◆ **The exercise**:
Give every line of the data again, unchanged, but with no pictures.

◆ **Material provided**:
▬▬▬▬▬▬▬▬▬▬

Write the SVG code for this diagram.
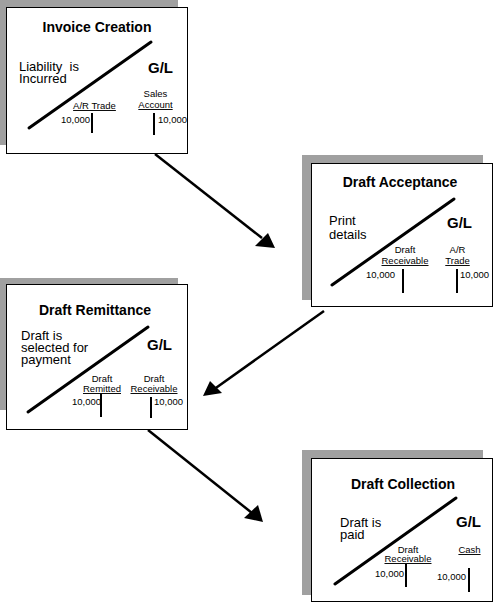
<svg xmlns="http://www.w3.org/2000/svg" width="499" height="605" viewBox="0 0 499 605">
<defs>
<style>
text { font-family: "Liberation Sans", Arial, sans-serif; fill: #000; }
.shadow { fill: #a0a0a0; }
.box { fill: #fff; stroke: #000; stroke-width: 1; }
.title { font-size: 14px; font-weight: bold; text-anchor: middle; }
.gl { font-size: 15px; font-weight: bold; }
.desc { font-size: 13px; }
.acct { font-size: 9.5px; text-anchor: middle; }
.u { text-decoration: underline; }
.num { font-size: 9.5px; }
.diag { stroke: #000; stroke-width: 3; stroke-linecap: round; }
.bar { stroke: #000; stroke-width: 2; }
.conn { stroke: #000; stroke-width: 2.5; fill: none; }
</style>
<marker id="arrow" markerWidth="8" markerHeight="8" refX="7" refY="4" orient="auto" markerUnits="userSpaceOnUse" viewBox="0 0 8 8">
<path d="M0,0 L8,4 L0,8 z" fill="#000"/>
</marker>
</defs>
<rect width="499" height="605" fill="#fff"/>

<g id="invoice-creation">
<rect class="shadow" x="-3" y="-1" width="181" height="146"/>
<rect class="box" x="6.5" y="7.5" width="181" height="146"/>
<text class="title" x="97" y="32">Invoice Creation</text>
<line class="diag" x1="29" y1="128" x2="151" y2="42"/>
<text class="desc" x="19" y="71" xml:space="preserve">Liability  is</text>
<text class="desc" x="19" y="83">Incurred</text>
<text class="gl" x="148" y="73">G/L</text>
<text class="acct u" x="94.5" y="109">A/R Trade</text>
<text class="acct" x="155.5" y="97">Sales</text>
<text class="acct u" x="155.5" y="108">Account</text>
<text class="num" x="61" y="123">10,000</text>
<line class="bar" x1="92" y1="113" x2="92" y2="133"/>
<line class="bar" x1="154" y1="113" x2="154" y2="135"/>
<text class="num" x="158" y="123">10,000</text>
</g>

<g id="draft-acceptance">
<rect class="shadow" x="302" y="155" width="181" height="145"/>
<rect class="box" x="311.5" y="163.5" width="181" height="143"/>
<text class="title" x="400" y="187">Draft Acceptance</text>
<line class="diag" x1="332" y1="285" x2="454" y2="199"/>
<text class="desc" x="329" y="225">Print</text>
<text class="desc" x="329" y="239">details</text>
<text class="gl" x="447" y="228">G/L</text>
<text class="acct" x="405" y="253">Draft</text>
<text class="acct u" x="405" y="264">Receivable</text>
<text class="acct" x="457.5" y="253">A/R</text>
<text class="acct u" x="457.5" y="264">Trade</text>
<text class="num" x="366" y="278">10,000</text>
<line class="bar" x1="403" y1="269" x2="403" y2="293"/>
<line class="bar" x1="457" y1="269" x2="457" y2="293"/>
<text class="num" x="460" y="278">10,000</text>
</g>

<g id="draft-remittance">
<rect class="shadow" x="-3" y="278" width="181" height="132"/>
<rect class="box" x="6.5" y="284.5" width="181" height="145"/>
<text class="title" x="95" y="315">Draft Remittance</text>
<line class="diag" x1="28" y1="412" x2="148" y2="327"/>
<text class="desc" x="21" y="340">Draft is</text>
<text class="desc" x="21" y="352">selected for</text>
<text class="desc" x="21" y="364">payment</text>
<text class="gl" x="147" y="350">G/L</text>
<text class="acct" x="102" y="382">Draft</text>
<text class="acct u" x="102" y="392">Remitted</text>
<text class="acct" x="154" y="382">Draft</text>
<text class="acct u" x="154" y="392">Receivable</text>
<text class="num" x="72" y="405">10,000</text>
<line class="bar" x1="101" y1="394" x2="101" y2="417"/>
<line class="bar" x1="151" y1="397" x2="151" y2="418"/>
<text class="num" x="154" y="405">10,000</text>
</g>

<g id="draft-collection">
<rect class="shadow" x="302" y="450" width="181" height="145"/>
<rect class="box" x="311.5" y="458.5" width="181" height="143"/>
<text class="title" x="403" y="489">Draft Collection</text>
<line class="diag" x1="335" y1="584" x2="456" y2="498"/>
<text class="desc" x="340" y="527">Draft is</text>
<text class="desc" x="340" y="539">paid</text>
<text class="gl" x="456" y="527">G/L</text>
<text class="acct" x="408" y="553">Draft</text>
<text class="acct u" x="408" y="562">Receivable</text>
<text class="acct u" x="469.5" y="553">Cash</text>
<text class="num" x="375" y="577">10,000</text>
<line class="bar" x1="406" y1="564" x2="406" y2="587"/>
<text class="num" x="437" y="580">10,000</text>
<line class="bar" x1="469" y1="568" x2="469" y2="592"/>
</g>

<g id="connectors">
<line class="conn" x1="155" y1="154" x2="262" y2="238"/>
<path d="M275,248 L255,246 L268,233 z" fill="#000"/>
<line class="conn" x1="324" y1="311" x2="213" y2="390"/>
<path d="M203,396 L210,381 L222,393 z" fill="#000"/>
<line class="conn" x1="148" y1="430" x2="252" y2="513"/>
<path d="M263,522 L244,518 L258,505 z" fill="#000"/>
</g>
</svg>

▬▬▬▬▬▬▬▬▬▬

◆ **Final answer**:
Write the SVG code for this diagram.
<svg xmlns="http://www.w3.org/2000/svg" width="499" height="605" viewBox="0 0 499 605">
<defs>
<style>
text { font-family: "Liberation Sans", Arial, sans-serif; fill: #000; }
.shadow { fill: #a0a0a0; }
.box { fill: #fff; stroke: #000; stroke-width: 1; }
.title { font-size: 14px; font-weight: bold; text-anchor: middle; }
.gl { font-size: 15px; font-weight: bold; }
.desc { font-size: 13px; }
.acct { font-size: 9.5px; text-anchor: middle; }
.u { text-decoration: underline; }
.num { font-size: 9.5px; }
.diag { stroke: #000; stroke-width: 3; stroke-linecap: round; }
.bar { stroke: #000; stroke-width: 2; }
.conn { stroke: #000; stroke-width: 2.5; fill: none; }
</style>
<marker id="arrow" markerWidth="8" markerHeight="8" refX="7" refY="4" orient="auto" markerUnits="userSpaceOnUse" viewBox="0 0 8 8">
<path d="M0,0 L8,4 L0,8 z" fill="#000"/>
</marker>
</defs>
<rect width="499" height="605" fill="#fff"/>

<g id="invoice-creation">
<rect class="shadow" x="-3" y="-1" width="181" height="146"/>
<rect class="box" x="6.5" y="7.5" width="181" height="146"/>
<text class="title" x="97" y="32">Invoice Creation</text>
<line class="diag" x1="29" y1="128" x2="151" y2="42"/>
<text class="desc" x="19" y="71" xml:space="preserve">Liability  is</text>
<text class="desc" x="19" y="83">Incurred</text>
<text class="gl" x="148" y="73">G/L</text>
<text class="acct u" x="94.5" y="109">A/R Trade</text>
<text class="acct" x="155.5" y="97">Sales</text>
<text class="acct u" x="155.5" y="108">Account</text>
<text class="num" x="61" y="123">10,000</text>
<line class="bar" x1="92" y1="113" x2="92" y2="133"/>
<line class="bar" x1="154" y1="113" x2="154" y2="135"/>
<text class="num" x="158" y="123">10,000</text>
</g>

<g id="draft-acceptance">
<rect class="shadow" x="302" y="155" width="181" height="145"/>
<rect class="box" x="311.5" y="163.5" width="181" height="143"/>
<text class="title" x="400" y="187">Draft Acceptance</text>
<line class="diag" x1="332" y1="285" x2="454" y2="199"/>
<text class="desc" x="329" y="225">Print</text>
<text class="desc" x="329" y="239">details</text>
<text class="gl" x="447" y="228">G/L</text>
<text class="acct" x="405" y="253">Draft</text>
<text class="acct u" x="405" y="264">Receivable</text>
<text class="acct" x="457.5" y="253">A/R</text>
<text class="acct u" x="457.5" y="264">Trade</text>
<text class="num" x="366" y="278">10,000</text>
<line class="bar" x1="403" y1="269" x2="403" y2="293"/>
<line class="bar" x1="457" y1="269" x2="457" y2="293"/>
<text class="num" x="460" y="278">10,000</text>
</g>

<g id="draft-remittance">
<rect class="shadow" x="-3" y="278" width="181" height="132"/>
<rect class="box" x="6.5" y="284.5" width="181" height="145"/>
<text class="title" x="95" y="315">Draft Remittance</text>
<line class="diag" x1="28" y1="412" x2="148" y2="327"/>
<text class="desc" x="21" y="340">Draft is</text>
<text class="desc" x="21" y="352">selected for</text>
<text class="desc" x="21" y="364">payment</text>
<text class="gl" x="147" y="350">G/L</text>
<text class="acct" x="102" y="382">Draft</text>
<text class="acct u" x="102" y="392">Remitted</text>
<text class="acct" x="154" y="382">Draft</text>
<text class="acct u" x="154" y="392">Receivable</text>
<text class="num" x="72" y="405">10,000</text>
<line class="bar" x1="101" y1="394" x2="101" y2="417"/>
<line class="bar" x1="151" y1="397" x2="151" y2="418"/>
<text class="num" x="154" y="405">10,000</text>
</g>

<g id="draft-collection">
<rect class="shadow" x="302" y="450" width="181" height="145"/>
<rect class="box" x="311.5" y="458.5" width="181" height="143"/>
<text class="title" x="403" y="489">Draft Collection</text>
<line class="diag" x1="335" y1="584" x2="456" y2="498"/>
<text class="desc" x="340" y="527">Draft is</text>
<text class="desc" x="340" y="539">paid</text>
<text class="gl" x="456" y="527">G/L</text>
<text class="acct" x="408" y="553">Draft</text>
<text class="acct u" x="408" y="562">Receivable</text>
<text class="acct u" x="469.5" y="553">Cash</text>
<text class="num" x="375" y="577">10,000</text>
<line class="bar" x1="406" y1="564" x2="406" y2="587"/>
<text class="num" x="437" y="580">10,000</text>
<line class="bar" x1="469" y1="568" x2="469" y2="592"/>
</g>

<g id="connectors">
<line class="conn" x1="155" y1="154" x2="262" y2="238"/>
<path d="M275,248 L255,246 L268,233 z" fill="#000"/>
<line class="conn" x1="324" y1="311" x2="213" y2="390"/>
<path d="M203,396 L210,381 L222,393 z" fill="#000"/>
<line class="conn" x1="148" y1="430" x2="252" y2="513"/>
<path d="M263,522 L244,518 L258,505 z" fill="#000"/>
</g>
</svg>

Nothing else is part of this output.